Trini filmmaker wins two awards at Toronto film fest

Trini filmmaker wins two awards at Toronto film fest|Trini filmmaker wins two awards at Toronto film fest|Trini filmmaker wins two awards at Toronto film fest
Dirty Sugar Photography|Dirty Sugar Photography|Dirty Sugar Photography

A Trinidadian filmmaker recently won two awards at the Toronto International Film Fest last week.

At the festival’s CaribbeanTales Film Incubator — a coinciding segment that gives a platform specifically for Caribbean filmmakers to showcase their projects — actor and movie maker Paul Pryce took home the incubator’s People’s Choice and the Best Pitch awards for his television series “Serpents Mouth.” In preparation for the event’s pitch competition, entrants are tasked with completing a workshop, which Pryce found extremely helpful.

“It was really wonderful,” he said. “We worked really hard to prepare the pitch because we never pitched like this before, and we ended up winning, and that was because we did really tremendous amount of work.”

The immersive three-day workshop preps and equips filmmakers work with mentors who assist them with tips on crafting and pitching their projects within a time frame, and also presenting it to audiences with confidence, according to Pryce.
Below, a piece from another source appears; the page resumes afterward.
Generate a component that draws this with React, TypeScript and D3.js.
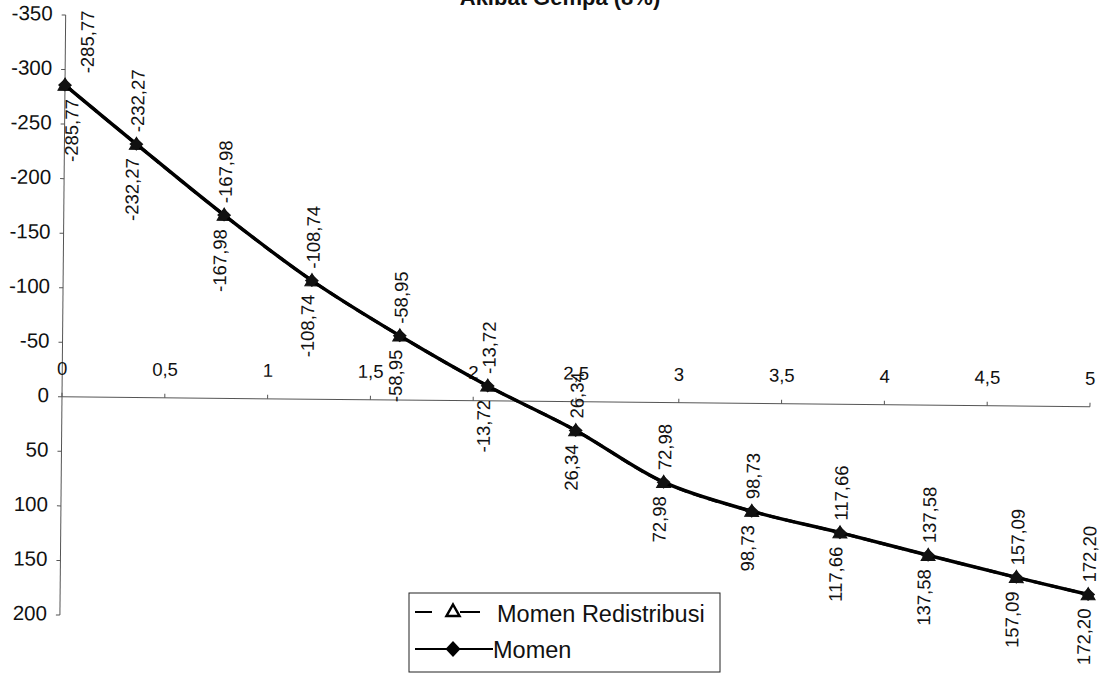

He says before and during his pitch, he emphasized presenting his very thrilling series idea, and offered up his winning personality to sell it.

“My pitch was very clear — I showed what the story was, and I think I’m pretty charming because when I talk to people I’m genuine,” he said. “I guess to win those are some of things made it successful, clear, and professional.”

And keeping it short and sweet helps because one of the ways audiences are looking for is to be highly impressed in a short amount of time.

“We have four minutes, and I think less is more because if you get too much rope to hang yourself, you won’t get to the main point — you have to leave people wanting more,” he said.

His series is an adaptation of his forthcoming feature film, “The Deliverer.” In the Trinidad-based film about a man trying to stop the government from taking over his community, the story also delves into the drug trafficking world and political bribery.

He said that in pitching his feature version of the film to the audience, he realized the importance of story telling.

“What I learned is that it’s all storytelling and telling a very concise story,” said Pryce. “It’s really about selling the emotion and captivating the audiences.”

And one of those ways that people is creating and forming a multimedia format of bringing those stories to light, according to Pryce.

Pryce foresees big things in the year to come. Last year he was at the Cannes Film Festival for the word premiere of his thriller film “Come Out, Come Out.” And this year, his series showed at the Trinidad and Tobago Film Festival and will also show at the Montreal Black Film Festival this week. He said he was meeting with different studios to shop his series, and will enter post-production for his feature length version of the series, which is co-directed by Ron Morales.

He said as a Caribbean filmmaker he was excited to bring forth stories related to the island experience and was honored at being able to show his projects to international audiences.

“It’s all great and just wonderful,” he said. “Last year I was at Cannes short film fest for another film, so it’s great to be here for another film fest. I’ve been lukcy to already meet new contacts and it’s great to see West Indian material so well-received.”